All of the material below is to be restated word for word, apart from the pictures.
+++
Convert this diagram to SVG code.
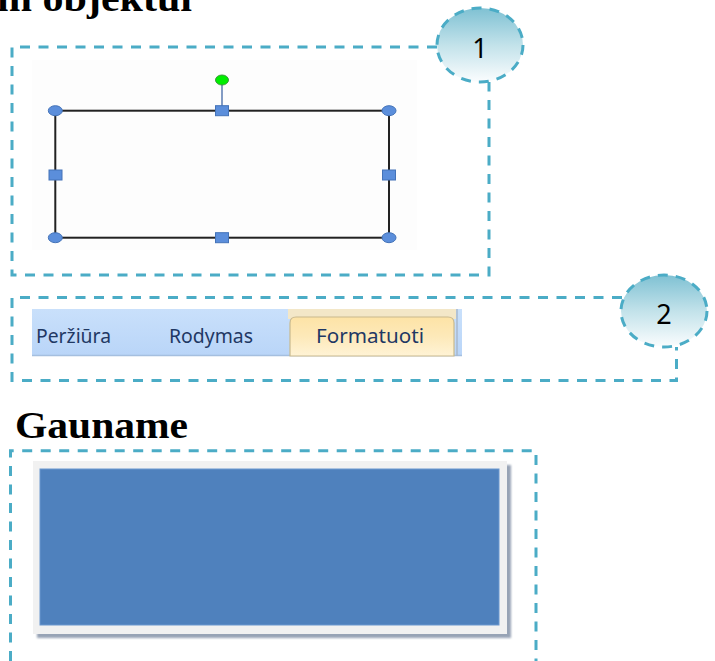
<svg xmlns="http://www.w3.org/2000/svg" width="715" height="661" viewBox="0 0 715 661">
<defs>
<linearGradient id="badgeGrad" x1="0" y1="0" x2="0" y2="1">
<stop offset="0" stop-color="#7fc1d3"/>
<stop offset="0.5" stop-color="#c2e2ea"/>
<stop offset="1" stop-color="#fbfdfe"/>
</linearGradient>
<linearGradient id="stripGrad" x1="0" y1="0" x2="0" y2="1">
<stop offset="0" stop-color="#c9e0fb"/>
<stop offset="1" stop-color="#b9d5f8"/>
</linearGradient>
<linearGradient id="tabGrad" x1="0" y1="0" x2="0" y2="1">
<stop offset="0" stop-color="#fde3a6"/>
<stop offset="0.5" stop-color="#fde9b9"/>
<stop offset="1" stop-color="#fff3d6"/>
</linearGradient>
<filter id="blur1" x="-5%" y="-5%" width="110%" height="110%">
<feGaussianBlur stdDeviation="1"/>
</filter>
</defs>
<style>
.dash{fill:none;stroke:#4bacc6;stroke-width:3;stroke-dasharray:10 8.5}
.badge{fill:url(#badgeGrad);stroke:#4bacc6;stroke-width:3;stroke-dasharray:10 8}
.num{font-family:"Noto Sans","Open Sans",sans-serif;font-size:27px;fill:#000;text-anchor:middle}
.head{font-family:"Liberation Serif","Times New Roman",serif;font-weight:bold;font-size:38px;fill:#000}
.tab{font-family:"Noto Sans","Open Sans",sans-serif;font-size:20.5px;fill:#1f3864}
.handle{fill:#5b8edb;stroke:#4473b8;stroke-width:1}
</style>
<rect width="715" height="661" fill="#ffffff"/>

<g id="title">
<text class="head" x="-3" y="11" textLength="195" lengthAdjust="spacingAndGlyphs">m objektui</text>
</g>

<g id="box1">
<rect x="32" y="60" width="385" height="190" fill="#fdfdfd"/>
<path class="dash" d="M437,47 H12 V275 H489 V82"/>
<line x1="222" y1="84" x2="222" y2="106" stroke="#5a7bb0" stroke-width="1.5"/>
<rect x="55.3" y="110.7" width="333.7" height="127" fill="none" stroke="#222" stroke-width="2"/>
<ellipse class="handle" cx="55.3" cy="110.7" rx="7" ry="5"/>
<ellipse class="handle" cx="389" cy="110.7" rx="7" ry="5"/>
<ellipse class="handle" cx="55.3" cy="237.7" rx="7" ry="5"/>
<ellipse class="handle" cx="389" cy="237.7" rx="7" ry="5"/>
<rect class="handle" x="215.5" y="105.7" width="13" height="10"/>
<rect class="handle" x="215.5" y="232.7" width="13" height="10"/>
<rect class="handle" x="49" y="170" width="13" height="10"/>
<rect class="handle" x="382.5" y="170" width="13" height="10"/>
<ellipse cx="222" cy="80" rx="6.5" ry="5" fill="#00ee00" stroke="#3c9a3c" stroke-width="1"/>
</g>

<g id="badge1">
<ellipse class="badge" cx="480" cy="45" rx="43" ry="37"/>
<text class="num" x="480" y="58">1</text>
</g>

<g id="box2">
<path class="dash" d="M622,297.5 H12 V380.5 H676.5 V347"/>
<rect x="32" y="309" width="430" height="47" fill="url(#stripGrad)"/>
<line x1="32" y1="355.5" x2="462" y2="355.5" stroke="#a5bfdf" stroke-width="1.5"/>
<rect x="288" y="309" width="168" height="10" fill="#f3e7c8"/>
<line x1="457" y1="309" x2="457" y2="356" stroke="#a9b8cc" stroke-width="1.5"/>
<path d="M290,356 V323 Q290,317 296,317 H448 Q454,317 454,323 V356 Z" fill="url(#tabGrad)" stroke="#c9b98e" stroke-width="1.2"/>
<text class="tab" x="36" y="343" textLength="75" lengthAdjust="spacingAndGlyphs">Peržiūra</text>
<text class="tab" x="169" y="343" textLength="84" lengthAdjust="spacingAndGlyphs">Rodymas</text>
<text class="tab" x="316" y="343" textLength="108" lengthAdjust="spacingAndGlyphs" fill="#2b2b2b">Formatuoti</text>
</g>

<g id="badge2">
<ellipse class="badge" cx="664" cy="311" rx="43" ry="36"/>
<text class="num" x="664" y="324">2</text>
</g>

<g id="gauname">
<text class="head" x="15" y="438" textLength="173" lengthAdjust="spacingAndGlyphs">Gauname</text>
</g>

<g id="box3">
<path class="dash" d="M10.5,661 V450.7 H536 V661"/>
<rect x="37" y="465" width="474" height="173" fill="#97a3b5" filter="url(#blur1)"/>
<rect x="33" y="461" width="474" height="173" fill="#f1f1f1"/>
<rect x="40" y="469" width="459" height="156" fill="#4f81bd" stroke="#6b97cf" stroke-width="1"/>
</g>
</svg>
+++
» **RESPONSE TO THE TASK**:
Convert this diagram to SVG code.
<svg xmlns="http://www.w3.org/2000/svg" width="715" height="661" viewBox="0 0 715 661">
<defs>
<linearGradient id="badgeGrad" x1="0" y1="0" x2="0" y2="1">
<stop offset="0" stop-color="#7fc1d3"/>
<stop offset="0.5" stop-color="#c2e2ea"/>
<stop offset="1" stop-color="#fbfdfe"/>
</linearGradient>
<linearGradient id="stripGrad" x1="0" y1="0" x2="0" y2="1">
<stop offset="0" stop-color="#c9e0fb"/>
<stop offset="1" stop-color="#b9d5f8"/>
</linearGradient>
<linearGradient id="tabGrad" x1="0" y1="0" x2="0" y2="1">
<stop offset="0" stop-color="#fde3a6"/>
<stop offset="0.5" stop-color="#fde9b9"/>
<stop offset="1" stop-color="#fff3d6"/>
</linearGradient>
<filter id="blur1" x="-5%" y="-5%" width="110%" height="110%">
<feGaussianBlur stdDeviation="1"/>
</filter>
</defs>
<style>
.dash{fill:none;stroke:#4bacc6;stroke-width:3;stroke-dasharray:10 8.5}
.badge{fill:url(#badgeGrad);stroke:#4bacc6;stroke-width:3;stroke-dasharray:10 8}
.num{font-family:"Noto Sans","Open Sans",sans-serif;font-size:27px;fill:#000;text-anchor:middle}
.head{font-family:"Liberation Serif","Times New Roman",serif;font-weight:bold;font-size:38px;fill:#000}
.tab{font-family:"Noto Sans","Open Sans",sans-serif;font-size:20.5px;fill:#1f3864}
.handle{fill:#5b8edb;stroke:#4473b8;stroke-width:1}
</style>
<rect width="715" height="661" fill="#ffffff"/>

<g id="title">
<text class="head" x="-3" y="11" textLength="195" lengthAdjust="spacingAndGlyphs">m objektui</text>
</g>

<g id="box1">
<rect x="32" y="60" width="385" height="190" fill="#fdfdfd"/>
<path class="dash" d="M437,47 H12 V275 H489 V82"/>
<line x1="222" y1="84" x2="222" y2="106" stroke="#5a7bb0" stroke-width="1.5"/>
<rect x="55.3" y="110.7" width="333.7" height="127" fill="none" stroke="#222" stroke-width="2"/>
<ellipse class="handle" cx="55.3" cy="110.7" rx="7" ry="5"/>
<ellipse class="handle" cx="389" cy="110.7" rx="7" ry="5"/>
<ellipse class="handle" cx="55.3" cy="237.7" rx="7" ry="5"/>
<ellipse class="handle" cx="389" cy="237.7" rx="7" ry="5"/>
<rect class="handle" x="215.5" y="105.7" width="13" height="10"/>
<rect class="handle" x="215.5" y="232.7" width="13" height="10"/>
<rect class="handle" x="49" y="170" width="13" height="10"/>
<rect class="handle" x="382.5" y="170" width="13" height="10"/>
<ellipse cx="222" cy="80" rx="6.5" ry="5" fill="#00ee00" stroke="#3c9a3c" stroke-width="1"/>
</g>

<g id="badge1">
<ellipse class="badge" cx="480" cy="45" rx="43" ry="37"/>
<text class="num" x="480" y="58">1</text>
</g>

<g id="box2">
<path class="dash" d="M622,297.5 H12 V380.5 H676.5 V347"/>
<rect x="32" y="309" width="430" height="47" fill="url(#stripGrad)"/>
<line x1="32" y1="355.5" x2="462" y2="355.5" stroke="#a5bfdf" stroke-width="1.5"/>
<rect x="288" y="309" width="168" height="10" fill="#f3e7c8"/>
<line x1="457" y1="309" x2="457" y2="356" stroke="#a9b8cc" stroke-width="1.5"/>
<path d="M290,356 V323 Q290,317 296,317 H448 Q454,317 454,323 V356 Z" fill="url(#tabGrad)" stroke="#c9b98e" stroke-width="1.2"/>
<text class="tab" x="36" y="343" textLength="75" lengthAdjust="spacingAndGlyphs">Peržiūra</text>
<text class="tab" x="169" y="343" textLength="84" lengthAdjust="spacingAndGlyphs">Rodymas</text>
<text class="tab" x="316" y="343" textLength="108" lengthAdjust="spacingAndGlyphs" fill="#2b2b2b">Formatuoti</text>
</g>

<g id="badge2">
<ellipse class="badge" cx="664" cy="311" rx="43" ry="36"/>
<text class="num" x="664" y="324">2</text>
</g>

<g id="gauname">
<text class="head" x="15" y="438" textLength="173" lengthAdjust="spacingAndGlyphs">Gauname</text>
</g>

<g id="box3">
<path class="dash" d="M10.5,661 V450.7 H536 V661"/>
<rect x="37" y="465" width="474" height="173" fill="#97a3b5" filter="url(#blur1)"/>
<rect x="33" y="461" width="474" height="173" fill="#f1f1f1"/>
<rect x="40" y="469" width="459" height="156" fill="#4f81bd" stroke="#6b97cf" stroke-width="1"/>
</g>
</svg>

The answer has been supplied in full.